Große regionale Unterschiede
Neben den für solch ein Großprojekt üblichen Anlaufschwierigkeiten sieht Meyer auf der Heyde aber noch ein weiteres Problem: "Es ist auch eine Frage der Wirtschaftslage: Nicht alle Standorte sind wirtschaftlich in der Lage, flächendeckend Stipendien anzubieten. BAföG ist und bleibt daher das Mittel der Wahl für die Breitenförderung."
Vergleicht man die Zahlen der einzelnen Bundesländer, fallen in der Tat große regionale Unterschiede auf. Nach Angaben des Statistischen Bundesamtes wurden 2011 in Bayern (867 Stipendiaten) oder Baden-Württemberg (730) besonders viele Stipendien vergeben. In Hamburg (27) oder Schleswig-Holstein (70) liegen die Zahlen hingegen deutlich niedriger.

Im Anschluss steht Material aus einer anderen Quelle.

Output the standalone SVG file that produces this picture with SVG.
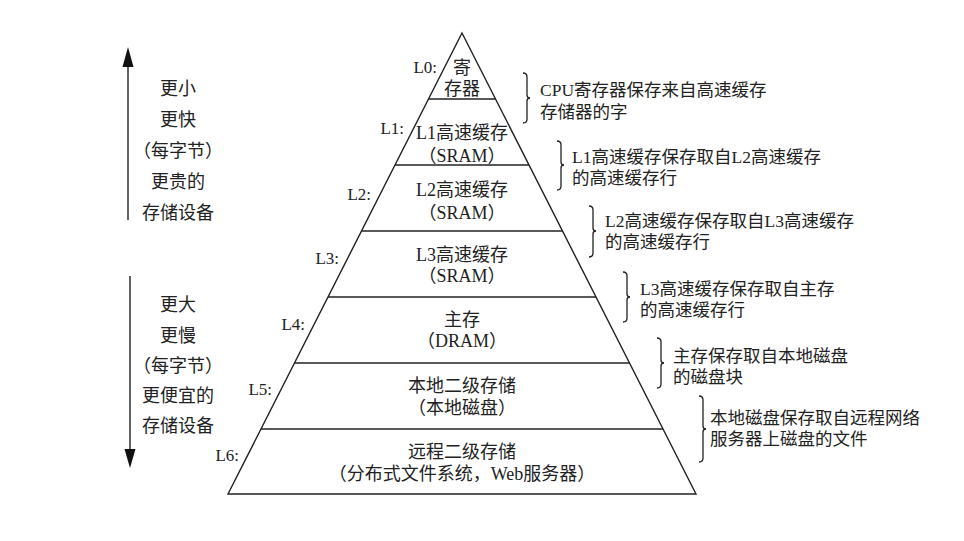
<svg xmlns="http://www.w3.org/2000/svg" width="964" height="541" viewBox="0 0 964 541">
<style>
text{font-family:"Liberation Serif","Noto Sans CJK SC",serif;fill:#222;}
.c{font-size:18px;text-anchor:middle;}
.lb{font-size:17px;text-anchor:end;}
.r{font-size:17.5px;}
.ln{stroke:#222;stroke-width:1.4;fill:none;}
.br{stroke:#222;stroke-width:1.3;fill:none;}
</style>
<rect width="964" height="541" fill="#fff"/>
<g id="connectors">
<g id="up-arrow"><line class="ln" x1="128" y1="220" x2="128" y2="62"/><polygon points="128,47 122.5,67 133.5,67" fill="#111"/></g>
<g id="down-arrow"><line class="ln" x1="130" y1="276" x2="130" y2="452"/><polygon points="130,468 124.5,449 135.5,449" fill="#111"/></g>
</g>
<g id="pyramid">
<polygon class="ln" points="462,33 696,494 228,494"/>
<line class="ln" x1="428.5" y1="99" x2="495.5" y2="99"/>
<line class="ln" x1="395" y1="165" x2="529" y2="165"/>
<line class="ln" x1="361.5" y1="231" x2="562.5" y2="231"/>
<line class="ln" x1="328" y1="297" x2="596" y2="297"/>
<line class="ln" x1="294.5" y1="363" x2="629.5" y2="363"/>
<line class="ln" x1="261" y1="429" x2="663" y2="429"/>
</g>
<g id="L0"><text class="lb" x="437" y="73">L0:</text><text class="c" x="462" y="74">寄</text><text class="c" x="462" y="95">存器</text></g>
<g id="L1"><text class="lb" x="404" y="134">L1:</text><text class="c" x="462" y="139">L1高速缓存</text><text class="c" x="462" y="162">（SRAM）</text></g>
<g id="L2"><text class="lb" x="371" y="200">L2:</text><text class="c" x="462" y="196">L2高速缓存</text><text class="c" x="462" y="219">（SRAM）</text></g>
<g id="L3"><text class="lb" x="339" y="264">L3:</text><text class="c" x="462" y="261">L3高速缓存</text><text class="c" x="462" y="282">（SRAM）</text></g>
<g id="L4"><text class="lb" x="305" y="330">L4:</text><text class="c" x="462" y="326">主存</text><text class="c" x="462" y="347">（DRAM）</text></g>
<g id="L5"><text class="lb" x="272" y="395">L5:</text><text class="c" x="462" y="392">本地二级存储</text><text class="c" x="462" y="414">（本地磁盘）</text></g>
<g id="L6"><text class="lb" x="239" y="461">L6:</text><text class="c" x="462" y="458">远程二级存储</text><text class="c" x="462" y="480">（分布式文件系统，Web服务器）</text></g>
<g id="left-top">
<text class="c" x="178" y="95">更小</text>
<text class="c" x="178" y="126">更快</text>
<text class="c" x="178" y="157">（每字节）</text>
<text class="c" x="178" y="188">更贵的</text>
<text class="c" x="178" y="219">存储设备</text>
</g>
<g id="left-bottom">
<text class="c" x="178" y="311">更大</text>
<text class="c" x="178" y="342">更慢</text>
<text class="c" x="178" y="372">（每字节）</text>
<text class="c" x="178" y="402">更便宜的</text>
<text class="c" x="178" y="432">存储设备</text>
</g>
<g id="desc0">
<path class="br" d="M523,73 Q527,73 527,77 L527,95 Q527,98 530,98 Q527,98 527,101 L527,119 Q527,123 523,123"/>
<text class="r" x="540" y="96">CPU寄存器保存来自高速缓存</text><text class="r" x="540" y="118">存储器的字</text>
</g>
<g id="desc1">
<path class="br" d="M557,141 Q561,141 561,145 L561,162 Q561,165 564,165 Q561,165 561,168 L561,186 Q561,190 557,190"/>
<text class="r" x="572" y="163">L1高速缓存保存取自L2高速缓存</text><text class="r" x="572" y="184">的高速缓存行</text>
</g>
<g id="desc2">
<path class="br" d="M589,206 Q593,206 593,210 L593,228 Q593,231 596,231 Q593,231 593,234 L593,253 Q593,257 589,257"/>
<text class="r" x="605" y="227">L2高速缓存保存取自L3高速缓存</text><text class="r" x="605" y="248">的高速缓存行</text>
</g>
<g id="desc3">
<path class="br" d="M623,272 Q627,272 627,276 L627,294 Q627,297 630,297 Q627,297 627,300 L627,318 Q627,322 623,322"/>
<text class="r" x="640" y="295">L3高速缓存保存取自主存</text><text class="r" x="640" y="316">的高速缓存行</text>
</g>
<g id="desc4">
<path class="br" d="M657,338 Q661,338 661,342 L661,360 Q661,363 664,363 Q661,363 661,366 L661,384 Q661,388 657,388"/>
<text class="r" x="673" y="362">主存保存取自本地磁盘</text><text class="r" x="673" y="383">的磁盘块</text>
</g>
<g id="desc5">
<path class="br" d="M699,396 Q703,396 703,400 L703,426 Q703,429 706,429 Q703,429 703,432 L703,458 Q703,462 699,462"/>
<text class="r" x="710" y="424">本地磁盘保存取自远程网络</text><text class="r" x="710" y="445">服务器上磁盘的文件</text>
</g>
</svg>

Setzt man die Zahlen aber ins Verhältnis zur Studentenzahl, zeigt sich, dass der Erfolg des Deutschlandstipendiums weniger davon abhängt, welche Wirtschaftskraft ein Hochschul-Standort hat. Deutlich wichtiger ist, wie offen sich die einzelnen Hochschulen für das Deutschlandstipendium zeigen. Denn in Hamburg und Schleswig-Holstein beteiligten sich weniger Hochschulen überhaupt an dem Programm - was die geringere Zahl an Deutschlandstipendien erklärt.
Kritik an der Auswahlpolitik der Hochschulen
Kritiker hatten bei der Einführung des Deutschlandstipendiums gemutmaßt, dass vor allem die davon profitierten, die ohnehin schon auf der besseren Seite der Gesellschaft stünden. Studenten aus bildungsfernen Elternhäusern hätten es schwerer - auch, weil die Hochschulen die Kriterien, nach denen sie ein Stipendium vergeben, selbst festlegen dürften und zuallererst auf den Notendurchschnitt achten würden.
Doch dieses Argument will das Ministerium nicht gelten lassen. Der Anteil der Studenten, die aufgrund ihrer finanziellen Verhältnisse Anspruch auf BAföG haben, sei unter den Deutschlandstipendiaten etwa genauso hoch wie in der Studierendenschaft insgesamt, nämlich etwa ein Viertel.
Das spreche für die Auswahlverfahren und für den Leistungs- und Begabungsbegriff, der dem Stipendium zugrunde liege. Dieser schließe explizit auch soziales Engagement und die Überwindung besonderer Hürden im eigenen Lebenslauf mit ein.
Teil der Mittel bleibt ungenutzt
Insgesamt beteiligten sich rund drei Viertel aller Hochschulen am Deutschlandstipendium. Sie trugen für das Programm rund zehn Millionen Euro an privaten Mitteln zusammen.
Das bedeutet allerdings auch, dass ein Teil der Fördergelder von den Hochschulen nicht abgerufen wurde. Immer dann, wenn sich kein Co-Finanzierer für ein Stipendium finden ließ, konnten die Universitäten die Förderung nicht vergeben.
Bereits im ersten Jahr seien so im Bundeshaushalt sieben Millionen Euro der eigentlich für das Programm bewilligten Mittel nicht genutzt worden, erklärte der SPD-Bundestagsabgeordnete Klaus Hagemann.
Viele Frauen - wenig Ausländer
Am häufigsten (27 Prozent) wurden 2011 Studenten aus der Fächergruppe Ingenieurswissenschaften gefördert. Es folgen die Fächergruppen Rechts-, Wirtschafts- und Sozialwissenschaften mit 1362 Stipendiaten (25 Prozent) sowie Mathematik und Naturwissenschaften mit 1244 geförderten Studenten (23 Prozent).
Mit 47 Prozent waren knapp die Hälfte der Stipendiaten Frauen. 356 Stipendien, also sieben Prozent, gingen an Studierende mit ausländischer Staatsangehörigkeit. Dies liegt etwas unter ihrem Anteil an der Gesamtzahl der Studenten in Deutschland (elf Prozent).